Even though Republican presidential hopeful Mitt Romney lost the election on Tuesday, good things can come from his candidacy, says Jets nose tackle Sione Pouha.

 

Pouha, a Mormon who completed a mission after high school on behalf of the Church of Jesus Christ of Latter-day Saints, did vote on Tuesday but he said the greatest impact for his faith isn’t made by presidential candidates. Rather, he said that his often misunderstood Mormon faith is best presented by individual acts of charity and kindness.

 

“It is way better for me to go help someone and them say because of that, ‘Oh, Sione, he’s a Mormon,’” Pouha told Metro. “I think that’s the most effective way for someone to know you’re part of the Church of Jesus Christ of Latter-day Saints — to help others.”

 

The faith is often ostracized and Romeny shared that uphill battle in his losing bid for the White House. A Gallup poll this past June showed that 18 percent of Americans would be unwilling to vote for a qualified presidential candidate who was Mormon, up one percentage point from the view held on that topic in 1967.

 

That view also includes the church frequently being associated with polygamy, a practice it outlawed in 1890 in order to achieve statehood for Utah. But popular culture continues to link the practice with the church, as popularized in the HBO series “Big Love” about a dramatized polygamist household in Utah.

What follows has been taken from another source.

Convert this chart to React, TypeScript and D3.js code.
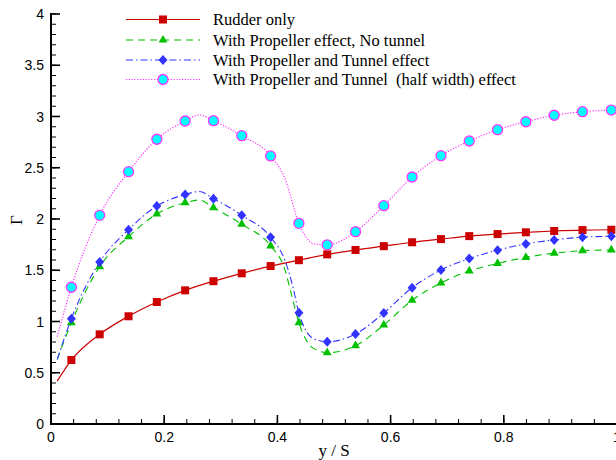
import React from 'react';
import * as d3 from 'd3';

// ---- data ----
const markerX = [0.036, 0.086, 0.137, 0.187, 0.237, 0.287, 0.337, 0.388, 0.438, 0.488, 0.538, 0.588, 0.638, 0.689, 0.739, 0.789, 0.839, 0.889, 0.939, 0.99];
const startX = 0.011;

const rudderStart = 0.42;
const rudderY = [0.624, 0.875, 1.051, 1.19, 1.304, 1.393, 1.47, 1.541, 1.598, 1.655, 1.698, 1.735, 1.773, 1.804, 1.833, 1.853, 1.87, 1.883, 1.892, 1.895];
const rudderExtraX: number[] = [];
const rudderExtraY: number[] = [];

const propStart = 0.63;
const propY = [0.988, 1.535, 1.828, 2.049, 2.159, 2.11, 1.949, 1.737, 0.988, 0.696, 0.764, 0.966, 1.207, 1.376, 1.493, 1.566, 1.626, 1.666, 1.691, 1.698];
const propExtraX = [0.262, 0.413, 0.425, 0.463];
const propExtraY = [2.185, 1.51, 1.26, 0.74];

const tunnelStart = 0.63;
const tunnelY = [1.028, 1.58, 1.896, 2.127, 2.239, 2.198, 2.037, 1.821, 1.086, 0.802, 0.878, 1.083, 1.33, 1.503, 1.614, 1.696, 1.757, 1.795, 1.823, 1.831];
const tunnelExtraX = [0.262, 0.413, 0.425, 0.463];
const tunnelExtraY = [2.268, 1.6, 1.39, 0.835];

const halfStart = 0.852;
const halfY = [1.334, 2.036, 2.462, 2.778, 2.956, 2.959, 2.813, 2.615, 1.958, 1.748, 1.876, 2.13, 2.41, 2.618, 2.761, 2.871, 2.949, 3.012, 3.047, 3.063];
const halfExtraX = [0.262, 0.413, 0.463, 0.475];
const halfExtraY = [3.015, 2.4, 1.76, 1.75];

const legendLabels = [
  'Rudder only',
  'With Propeller effect, No tunnel',
  'With Propeller and Tunnel effect',
  'With Propeller and Tunnel  (half width) effect',
];
const xTickLabels = ['0', '0.2', '0.4', '0.6', '0.8', '1'];
const yTickLabels = ['0', '0.5', '1', '1.5', '2', '2.5', '3', '3.5', '4'];

// ---- layout ----
const W = 616, H = 460;
const x = d3.scaleLinear().domain([0, 1]).range([51, 617]);
const y = d3.scaleLinear().domain([0, 4]).range([424, 14]);

type Pt = [number, number];
function buildLine(start: number, ys: number[], ex: number[], ey: number[]): Pt[] {
  const pts: Pt[] = [[startX, start]];
  markerX.forEach((mx, i) => pts.push([mx, ys[i]]));
  ex.forEach((v, i) => pts.push([v, ey[i]]));
  pts.sort((a, b) => a[0] - b[0]);
  return pts;
}

const series = [
  { key: 'rudder', line: buildLine(rudderStart, rudderY, rudderExtraX, rudderExtraY), marks: rudderY, color: '#cc0000', dash: undefined as string | undefined, width: 1.2, sym: 'square' },
  { key: 'prop', line: buildLine(propStart, propY, propExtraX, propExtraY), marks: propY, color: '#00c000', dash: '7,5', width: 1.1, sym: 'triangle' },
  { key: 'tunnel', line: buildLine(tunnelStart, tunnelY, tunnelExtraX, tunnelExtraY), marks: tunnelY, color: '#3333ff', dash: '7,3,1.5,3', width: 1.1, sym: 'diamond' },
  { key: 'half', line: buildLine(halfStart, halfY, halfExtraX, halfExtraY), marks: halfY, color: '#ff33ff', dash: '1.2,1.6', width: 1.2, sym: 'circle' },
];

const lineGen = d3.line<Pt>().x(d => x(d[0])).y(d => y(d[1])).curve(d3.curveMonotoneX);

function Marker({ sym, cx, cy }: { sym: string; cx: number; cy: number }) {
  if (sym === 'square') return <rect x={cx - 4} y={cy - 4} width={8} height={8} fill="#cc0000" />;
  if (sym === 'triangle') {
    const p = d3.symbol().type(d3.symbolTriangle).size(34)()!;
    return <path d={p} transform={`translate(${cx},${cy})`} fill="#00c000" />;
  }
  if (sym === 'diamond') return <path d={`M${cx},${cy - 5}L${cx + 4.5},${cy}L${cx},${cy + 5}L${cx - 4.5},${cy}Z`} fill="#3333ff" />;
  return <circle cx={cx} cy={cy} r={5} fill="#00ffff" stroke="#ff33ff" strokeWidth={1.3} />;
}

export default function App() {
  const xMajor = d3.range(0, 6).map(i => i * 0.2);
  const xMinor = d3.range(0, 26).map(i => i * 0.04);
  const yMajor = d3.range(0, 9).map(i => i * 0.5);
  const yMinor = d3.range(0, 41).map(i => i * 0.1);
  const legendY = [19.5, 40, 60, 79.5];

  return (
    <svg width={W} height={H} style={{ position: 'absolute', left: 0, top: 0, background: '#fff' }}>
      {/* axes */}
      <line x1={51} y1={424} x2={617} y2={424} stroke="#000" strokeWidth={2} />
      <line x1={51} y1={425} x2={51} y2={13} stroke="#000" strokeWidth={2} />
      {xMinor.map((v, i) => (
        <line key={'xm' + i} x1={x(v)} x2={x(v)} y1={424} y2={419} stroke="#000" strokeWidth={1} />
      ))}
      {xMajor.map((v, i) => (
        <line key={'xM' + i} x1={x(v)} x2={x(v)} y1={424} y2={415} stroke="#000" strokeWidth={1.6} />
      ))}
      {yMinor.map((v, i) => (
        <line key={'ym' + i} x1={51} x2={56} y1={y(v)} y2={y(v)} stroke="#000" strokeWidth={1} />
      ))}
      {yMajor.map((v, i) => (
        <line key={'yM' + i} x1={51} x2={60} y1={y(v)} y2={y(v)} stroke="#000" strokeWidth={1.6} />
      ))}
      {xMajor.map((v, i) => (
        <text key={'xl' + i} x={x(v)} y={442} textAnchor="middle" fontFamily="Liberation Sans, Arial, sans-serif" fontSize={14}>{xTickLabels[i]}</text>
      ))}
      {yMajor.map((v, i) => (
        <text key={'yl' + i} x={44} y={y(v) + 5} textAnchor="end" fontFamily="Liberation Sans, Arial, sans-serif" fontSize={14}>{yTickLabels[i]}</text>
      ))}
      <text x={334} y={456} textAnchor="middle" fontFamily="Liberation Serif, Times New Roman, serif" fontSize={17}>y / S</text>
      <text transform="translate(22,220) rotate(-90)" textAnchor="middle" fontFamily="Liberation Serif, Times New Roman, serif" fontSize={17}>Γ</text>

      {/* series */}
      {series.map(s => (
        <g key={s.key}>
          <path d={lineGen(s.line)!} fill="none" stroke={s.color} strokeWidth={s.width} strokeDasharray={s.dash} />
          {s.marks.map((v, i) => (
            <Marker key={i} sym={s.sym} cx={x(markerX[i])} cy={y(v)} />
          ))}
        </g>
      ))}

      {/* legend */}
      {series.map((s, i) => (
        <g key={'lg' + i}>
          <line x1={126} x2={200} y1={legendY[i]} y2={legendY[i]} stroke={s.color} strokeWidth={s.width} strokeDasharray={s.dash} />
          <Marker sym={s.sym} cx={163} cy={legendY[i]} />
          <text x={213} y={legendY[i] + 5.5} fontFamily="Liberation Serif, Times New Roman, serif" fontSize={16.5} style={{ whiteSpace: 'pre' }}>{legendLabels[i]}</text>
        </g>
      ))}
    </svg>
  );
}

For Pouha, the candidacy of Romney did serve to show a different side of the faith he holds dear, even as he maintained that the everyday practicality of the faith must shine through.

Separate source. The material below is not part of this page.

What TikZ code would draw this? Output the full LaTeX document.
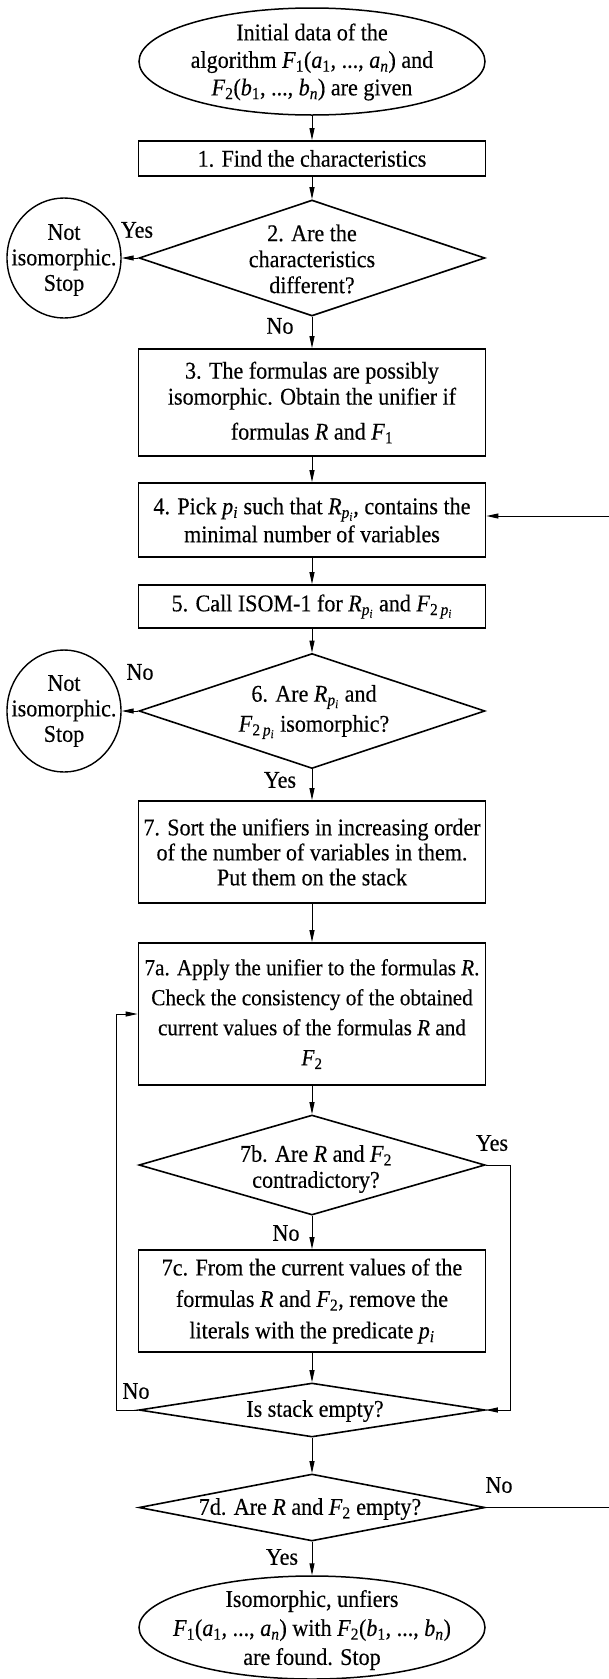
\documentclass[tikz,border=0pt]{standalone}
\usepackage{fontspec}
\setmainfont{Liberation Serif}[FakeStretch=0.92,FakeBold=0.3]
\usetikzlibrary{arrows.meta,shapes.geometric}
\newcommand{\myFa}{\textit{F}\textsubscript{1}}
\newcommand{\myFb}{\textit{F}\textsubscript{2}}
\newcommand{\mypi}{\textit{p}\textsubscript{\textit{i}}}
\newcommand{\myRp}{\textit{R}\textsubscript{\textit{p}\textsubscript{\textit{i}}}}
\newcommand{\myFbp}{\textit{F}\textsubscript{2\,\textit{p}\textsubscript{\textit{i}}}}
\newcommand{\myR}{\textit{R}}
\newcommand{\myargs}[1]{(\textit{#1}\textsubscript{1}, ..., \textit{#1}\textsubscript{\textit{n}})}
\tikzset{
  txt/.style={font=\fontsize{24}{26}\selectfont, align=center, inner sep=0pt},
  procbox/.style={txt, draw, line width=1.8pt, minimum width=347pt},
  decis/.style={draw, diamond, line width=1.6pt, minimum width=346pt, inner sep=0pt},
  term/.style={draw, ellipse, line width=1.5pt, minimum width=346pt, inner sep=0pt},
  stopc/.style={draw, ellipse, line width=1.4pt, minimum width=114pt, minimum height=120pt, inner sep=0pt},
  lbl/.style={font=\fontsize{24}{26}\selectfont, inner sep=0pt},
  arr/.style={line width=1pt, -{Triangle[length=12pt,width=5pt]}},
  ln/.style={line width=1pt},
}
\begin{document}
\begin{tikzpicture}[x=1pt,y=-1pt]
\useasboundingbox (0,0) rectangle (609,1679);
% shapes and texts
\node[term, minimum height=107pt] (start) at (312,61.5) {};
\node[txt, font=\fontsize{24}{27.5}\selectfont] (startt) at (312,62) {Initial data of the\\ algorithm \myFa\myargs{a} and\\ \myFb\myargs{b} are given};
\node[procbox, minimum height=35pt] (b1) at (312,158.5) {1. Find the characteristics};
\node[decis, minimum height=116pt] (d2) at (312,258) {};
\node[txt] (d2t) at (312,259) {2. Are the\\ characteristics\\ different?};
\node[stopc] (c1) at (64,258) {};
\node[txt, font=\fontsize{24}{25.5}\selectfont] (c1t) at (64,260) {Not\\ isomorphic.\\ Stop};
\node[procbox, minimum height=107pt] (b3) at (312,402.5) {3. The formulas are possibly\\ isomorphic. Obtain the unifier if\\[9pt] formulas \myR{} and \myFa};
\node[procbox, minimum height=74pt, font=\fontsize{24}{28}\selectfont] (b4) at (312,520) {4. Pick \mypi{} such that \myRp, contains the\\ minimal number of variables};
\node[procbox, minimum height=43pt] (b5) at (312,606.5) {5. Call ISOM-1 for \myRp{} and \myFbp};
\node[decis, minimum height=115pt] (d6) at (312,711) {};
\node[txt, font=\fontsize{24}{30}\selectfont] (d6t) at (314,712) {6. Are \myRp{} and\\ \myFbp{} isomorphic?};
\node[stopc, minimum height=122pt] (c2) at (64,711) {};
\node[txt, font=\fontsize{24}{25.5}\selectfont] (c2t) at (64,711) {Not\\ isomorphic.\\ Stop};
\node[procbox, minimum height=102pt, font=\fontsize{24}{25}\selectfont] (b7) at (312,852) {7. Sort the unifiers in increasing order\\ of the number of variables in them.\\ Put them on the stack};
\node[procbox, minimum height=142pt, font=\fontsize{23}{30}\selectfont] (b7a) at (312,1014) {7a. Apply the unifier to the formulas \myR.\\ Check the consistency of the obtained\\ current values of the formulas \myR{} and\\ \myFb};
\node[decis, minimum height=100pt] (d7b) at (312,1165) {};
\node[txt] (d7bt) at (316,1169) {7b. Are \myR{} and \myFb\\ contradictory?};
\node[procbox, minimum height=102pt, font=\fontsize{24}{31.5}\selectfont] (b7c) at (312,1301) {7c. From the current values of the\\ formulas \myR{} and \myFb, remove the\\ literals with the predicate \mypi};
\node[decis, minimum height=54pt] (ds) at (312,1410) {};
\node[txt] (dst) at (315,1411) {Is stack empty?};
\node[decis, minimum height=67pt] (d7d) at (312,1507.5) {};
\node[txt] (d7dt) at (310,1509) {7d. Are \myR{} and \myFb{} empty?};
\node[term, minimum height=103pt] (end) at (312,1627.5) {};
\node[txt, font=\fontsize{24}{29}\selectfont] (endt) at (312,1630) {Isomorphic, unfiers\\ \myFa\myargs{a} with \myFb\myargs{b}\\ are found. Stop};
% labels
\node[lbl] (y2) at (137,230) {Yes};
\node[lbl] (n2) at (280,326) {No};
\node[lbl] (n6) at (140,672) {No};
\node[lbl] (y6) at (280,780) {Yes};
\node[lbl] (y7b) at (492,1143) {Yes};
\node[lbl] (n7b) at (286,1233) {No};
\node[lbl] (nds) at (136,1391) {No};
\node[lbl] (n7d) at (499,1485) {No};
\node[lbl] (y7d) at (282,1557) {Yes};
\coordinate (r4) at (612,516);
\coordinate (r7d) at (612,1507.5);
% connectors
\draw[arr] (start.south) -- (b1.north);
\draw[arr] (b1.south) -- (d2.north);
\draw[arr] (d2.west) -- (c1.east);
\draw[arr] (d2.south) -- (b3.north);
\draw[arr] (b3.south) -- (b4.north);
\draw[arr] (r4) -- (r4 -| b4.east);
\draw[arr] (b4.south) -- (b5.north);
\draw[arr] (b5.south) -- (d6.north);
\draw[arr] (d6.west) -- (c2.east);
\draw[arr] (d6.south) -- (b7.north);
\draw[arr] (b7.south) -- (b7a.north);
\draw[arr] (b7a.south) -- (d7b.north);
\draw[arr] (d7b.south) -- (b7c.north);
\draw[arr] (d7b.east) -- ++(25,0) |- (ds.east);
\draw[arr] (b7c.south) -- (ds.north);
\draw[arr] (ds.west) -- ++(-22,0) |- (b7a.west);
\draw[arr] (ds.south) -- (d7d.north);
\draw[ln] (d7d.east) -- (r7d);
\draw[arr] (d7d.south) -- (end.north);
\end{tikzpicture}
\end{document}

“I think doing something for your fellow man is just as important as the exposure brought by Gov. Romney. I know he holds the faith very strong and contributing and following the word and that is great for others to see,” Pouha said. “It does give an eye to the faith, but I also think it serves a better purpose to do something good for your fellow man and show it that way too.”

He did not say who he voted for, but Tuesday’s election was still a poignant one for Pouha.

“The thing I was proudest of the most was the process of how this country was able to select a president in such a peaceful, respectable way,” Pouha said. “I was more proud to be an American [and] that we could go out there and research and find your candidate and vote. That was really awesome to me.”